The author, translator and publisher Ilija Trojanow was born in 1965 in Sofia, Bulgaria. In 1971 his family fled through Yugoslavia and Italy to the Federal Republic of Germany, and a year later moved to Nairobi in Kenya where Trojanow grew up, interrupted only by a three-year stay in Germany. After studying in Munich he founded the Kyrill-und-Method publishing house, later called Marino Verlag, which focuses on African literature.
His highly acclaimed début as a novelist was »Die Welt ist groß und Rettung lauert überall« (1996, tr: The World is Big and Safety Lurks Around the Corner). This family saga with an autobiographical background utilizes, in addition to socially critical elements, the author’s fundamental motif and concern with exuberant joy in storytelling and varying moods: the portrayal of cultural heterogeneity not as a problem or a disaster, but as the normal state of affairs, as an opportunity or even a stroke of luck. Trojanow repeatedly and critically deals with his home country and its current situation.

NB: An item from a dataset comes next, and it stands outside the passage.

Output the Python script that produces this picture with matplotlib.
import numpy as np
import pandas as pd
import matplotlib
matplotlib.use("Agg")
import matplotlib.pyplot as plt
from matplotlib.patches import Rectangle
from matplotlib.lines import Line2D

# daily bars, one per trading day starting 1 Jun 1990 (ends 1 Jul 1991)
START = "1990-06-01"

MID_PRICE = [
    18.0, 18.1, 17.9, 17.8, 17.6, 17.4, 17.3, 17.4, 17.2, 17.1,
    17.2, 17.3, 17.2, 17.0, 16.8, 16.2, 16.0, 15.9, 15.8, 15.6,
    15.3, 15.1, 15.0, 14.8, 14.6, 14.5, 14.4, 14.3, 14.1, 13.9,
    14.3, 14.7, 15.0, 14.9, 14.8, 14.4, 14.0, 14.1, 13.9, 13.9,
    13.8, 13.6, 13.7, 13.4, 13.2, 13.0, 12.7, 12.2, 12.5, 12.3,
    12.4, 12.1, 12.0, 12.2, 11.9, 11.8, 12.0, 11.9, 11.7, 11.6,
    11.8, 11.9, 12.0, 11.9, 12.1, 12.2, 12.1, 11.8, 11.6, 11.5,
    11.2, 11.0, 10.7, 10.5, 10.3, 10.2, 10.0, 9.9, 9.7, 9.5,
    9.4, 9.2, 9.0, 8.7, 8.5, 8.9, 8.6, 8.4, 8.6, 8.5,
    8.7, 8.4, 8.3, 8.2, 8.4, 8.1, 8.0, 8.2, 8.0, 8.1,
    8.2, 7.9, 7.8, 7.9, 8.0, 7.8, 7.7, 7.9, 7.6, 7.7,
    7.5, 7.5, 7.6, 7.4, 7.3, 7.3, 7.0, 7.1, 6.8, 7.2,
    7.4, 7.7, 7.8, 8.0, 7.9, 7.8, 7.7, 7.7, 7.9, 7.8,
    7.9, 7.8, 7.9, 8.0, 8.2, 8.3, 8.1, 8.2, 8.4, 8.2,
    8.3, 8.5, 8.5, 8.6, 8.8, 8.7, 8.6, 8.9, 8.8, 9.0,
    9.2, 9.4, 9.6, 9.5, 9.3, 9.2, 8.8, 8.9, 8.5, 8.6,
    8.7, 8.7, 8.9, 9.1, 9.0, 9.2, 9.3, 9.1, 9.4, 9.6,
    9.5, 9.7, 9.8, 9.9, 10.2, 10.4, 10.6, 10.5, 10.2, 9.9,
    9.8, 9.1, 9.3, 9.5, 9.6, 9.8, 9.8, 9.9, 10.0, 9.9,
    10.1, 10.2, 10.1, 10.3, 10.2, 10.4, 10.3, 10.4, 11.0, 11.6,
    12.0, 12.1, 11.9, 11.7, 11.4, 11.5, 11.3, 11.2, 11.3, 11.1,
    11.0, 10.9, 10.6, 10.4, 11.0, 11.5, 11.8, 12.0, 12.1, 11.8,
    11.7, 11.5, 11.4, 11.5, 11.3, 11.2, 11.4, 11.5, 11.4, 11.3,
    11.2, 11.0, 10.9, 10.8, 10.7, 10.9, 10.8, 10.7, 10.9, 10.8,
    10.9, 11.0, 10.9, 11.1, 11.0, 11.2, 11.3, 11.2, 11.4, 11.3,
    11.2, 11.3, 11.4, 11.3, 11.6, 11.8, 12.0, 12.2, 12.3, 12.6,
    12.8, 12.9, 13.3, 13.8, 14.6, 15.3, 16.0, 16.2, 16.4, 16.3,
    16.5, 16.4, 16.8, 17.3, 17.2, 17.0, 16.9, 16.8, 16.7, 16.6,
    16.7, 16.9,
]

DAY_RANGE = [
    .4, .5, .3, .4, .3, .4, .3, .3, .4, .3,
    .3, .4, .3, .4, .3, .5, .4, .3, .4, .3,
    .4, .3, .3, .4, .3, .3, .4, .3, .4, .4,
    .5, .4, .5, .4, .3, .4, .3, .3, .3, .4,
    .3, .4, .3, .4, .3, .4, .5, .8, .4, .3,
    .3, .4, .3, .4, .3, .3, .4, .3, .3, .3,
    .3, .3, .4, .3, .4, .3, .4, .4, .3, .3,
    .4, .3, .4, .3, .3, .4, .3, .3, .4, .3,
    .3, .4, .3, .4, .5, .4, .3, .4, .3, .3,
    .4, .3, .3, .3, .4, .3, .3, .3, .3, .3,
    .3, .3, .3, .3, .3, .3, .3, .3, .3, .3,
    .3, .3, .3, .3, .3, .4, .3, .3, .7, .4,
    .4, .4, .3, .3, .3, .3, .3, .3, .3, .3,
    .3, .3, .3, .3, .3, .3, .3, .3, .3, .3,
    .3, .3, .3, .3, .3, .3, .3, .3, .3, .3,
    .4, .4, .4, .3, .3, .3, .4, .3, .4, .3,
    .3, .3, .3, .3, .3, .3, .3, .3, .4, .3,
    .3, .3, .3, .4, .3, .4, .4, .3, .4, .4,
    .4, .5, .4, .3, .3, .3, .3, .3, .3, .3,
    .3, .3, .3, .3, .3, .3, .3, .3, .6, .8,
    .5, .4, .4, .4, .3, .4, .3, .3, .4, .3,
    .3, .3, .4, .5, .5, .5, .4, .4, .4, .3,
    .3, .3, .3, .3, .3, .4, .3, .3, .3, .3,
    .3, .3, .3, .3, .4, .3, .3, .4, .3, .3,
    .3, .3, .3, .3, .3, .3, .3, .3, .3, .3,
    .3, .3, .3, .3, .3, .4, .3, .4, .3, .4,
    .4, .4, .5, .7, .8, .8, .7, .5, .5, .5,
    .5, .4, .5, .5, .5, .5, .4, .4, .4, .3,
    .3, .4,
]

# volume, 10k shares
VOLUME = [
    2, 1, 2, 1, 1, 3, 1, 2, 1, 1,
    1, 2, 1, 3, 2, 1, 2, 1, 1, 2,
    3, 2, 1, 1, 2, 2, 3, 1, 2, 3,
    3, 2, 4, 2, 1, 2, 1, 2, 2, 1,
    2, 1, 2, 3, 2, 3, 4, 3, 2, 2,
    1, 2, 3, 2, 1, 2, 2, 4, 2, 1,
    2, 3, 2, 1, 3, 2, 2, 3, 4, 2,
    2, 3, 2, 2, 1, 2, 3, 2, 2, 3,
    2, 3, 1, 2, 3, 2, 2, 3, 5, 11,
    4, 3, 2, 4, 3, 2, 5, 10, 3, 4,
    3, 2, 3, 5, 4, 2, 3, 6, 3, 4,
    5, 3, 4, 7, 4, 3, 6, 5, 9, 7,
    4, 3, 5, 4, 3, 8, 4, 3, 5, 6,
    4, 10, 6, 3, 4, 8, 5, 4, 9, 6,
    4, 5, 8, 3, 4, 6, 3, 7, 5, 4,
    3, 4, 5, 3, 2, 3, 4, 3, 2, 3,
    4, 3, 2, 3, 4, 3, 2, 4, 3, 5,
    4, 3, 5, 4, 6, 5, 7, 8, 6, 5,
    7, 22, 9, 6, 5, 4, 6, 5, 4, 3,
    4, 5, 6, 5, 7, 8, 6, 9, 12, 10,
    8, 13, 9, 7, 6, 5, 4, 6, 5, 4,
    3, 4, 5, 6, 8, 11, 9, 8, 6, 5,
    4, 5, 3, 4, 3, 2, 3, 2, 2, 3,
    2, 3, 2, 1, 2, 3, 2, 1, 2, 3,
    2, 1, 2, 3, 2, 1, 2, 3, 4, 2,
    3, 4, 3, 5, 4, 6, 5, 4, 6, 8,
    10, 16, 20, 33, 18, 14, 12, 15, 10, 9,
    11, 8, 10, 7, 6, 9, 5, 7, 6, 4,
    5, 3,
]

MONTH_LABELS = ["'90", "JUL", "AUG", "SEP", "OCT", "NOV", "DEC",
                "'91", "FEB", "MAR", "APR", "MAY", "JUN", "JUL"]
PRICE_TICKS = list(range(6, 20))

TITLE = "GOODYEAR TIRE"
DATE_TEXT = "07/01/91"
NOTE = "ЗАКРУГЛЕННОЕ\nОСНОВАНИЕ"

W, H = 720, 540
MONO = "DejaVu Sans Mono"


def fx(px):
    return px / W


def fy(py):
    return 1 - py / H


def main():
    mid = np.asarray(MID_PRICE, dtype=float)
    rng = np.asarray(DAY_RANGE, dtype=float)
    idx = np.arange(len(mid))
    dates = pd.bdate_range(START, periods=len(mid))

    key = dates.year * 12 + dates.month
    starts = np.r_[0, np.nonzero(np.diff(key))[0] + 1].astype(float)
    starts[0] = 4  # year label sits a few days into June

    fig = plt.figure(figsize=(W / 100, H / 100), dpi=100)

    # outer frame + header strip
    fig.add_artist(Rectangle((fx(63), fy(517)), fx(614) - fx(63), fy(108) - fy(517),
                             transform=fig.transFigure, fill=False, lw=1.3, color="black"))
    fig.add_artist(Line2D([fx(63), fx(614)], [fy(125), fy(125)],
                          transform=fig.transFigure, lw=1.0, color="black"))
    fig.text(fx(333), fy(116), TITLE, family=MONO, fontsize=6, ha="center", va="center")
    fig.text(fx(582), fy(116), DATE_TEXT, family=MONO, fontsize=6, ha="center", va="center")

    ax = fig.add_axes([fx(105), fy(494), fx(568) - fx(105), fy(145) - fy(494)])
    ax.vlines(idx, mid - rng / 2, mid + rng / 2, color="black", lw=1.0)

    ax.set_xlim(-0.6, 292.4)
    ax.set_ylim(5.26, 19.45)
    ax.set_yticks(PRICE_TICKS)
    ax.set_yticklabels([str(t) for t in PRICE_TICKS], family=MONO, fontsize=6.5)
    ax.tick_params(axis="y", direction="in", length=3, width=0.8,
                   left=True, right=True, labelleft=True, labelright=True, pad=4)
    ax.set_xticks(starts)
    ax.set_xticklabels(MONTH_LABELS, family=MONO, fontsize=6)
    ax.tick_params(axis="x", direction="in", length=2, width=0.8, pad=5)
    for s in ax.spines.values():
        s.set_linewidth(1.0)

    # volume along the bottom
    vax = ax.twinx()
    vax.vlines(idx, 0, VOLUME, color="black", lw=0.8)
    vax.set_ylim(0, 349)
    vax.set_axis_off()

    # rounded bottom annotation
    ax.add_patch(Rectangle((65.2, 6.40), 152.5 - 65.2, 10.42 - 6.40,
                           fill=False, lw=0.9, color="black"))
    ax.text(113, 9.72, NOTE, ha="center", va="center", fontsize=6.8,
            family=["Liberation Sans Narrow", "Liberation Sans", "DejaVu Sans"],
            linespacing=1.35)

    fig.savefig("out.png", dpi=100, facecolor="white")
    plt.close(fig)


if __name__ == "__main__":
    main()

Years of research in Bulgaria led to his reportage »Hundezeiten« (1999, tr: Dog Ages), which was published in a revised version as »Die fingierte Revolution« (tr: The Sham Revolution) in 2006: a provocative confrontation with the old nomenclature, who have formed a new oligarchy behind a smoke screen of democracy. In his documentary film »Vorwärts und nie vergessen« (2007, tr: Forwards and Never Forget) he records conversations with former political prisoners, and many of his newspaper articles also deal with Bulgaria. The author’s greatest literary success came with the novel »Der Weltensammler« (2006; Engl: »The Collector of Worlds«, 2008). In this book, Trojanow tackles in fictional form the British colonial officer and Orientalist Richard Francis Burton, an eccentric master of disguise who became familiar with numerous cultures and languages, translated »Tales of 1001 Nights« and the Kama Sutra, travelled to Mecca without being recognised and searched for the source of the White Nile. The perspective of this excessively curious adventurer is contrasted with the attitudes of the indigenous people. A complex panorama of foreign cultures thus emerges, replete with sensual imagery and differentiated reflections which seamlessly merge into contemporary debates. His most recent novel, EisTau (tr. IceMelt, 2011) is dedicated to the glaciologist, Zeno, as well as the grandeur of nature and its endangerment.
Ilija Trojanow has been awarded many prizes, including the Adelbert von Chamisso Prize, the Prize of the Leipzig Book Fair and the Berlin Prize for Literature. He was writer in residence in Mainz, Heiner Müller Guest Professor in Berlin and lectured on Poetry in Tübingen. Trojanow currently lives and works in Vienna.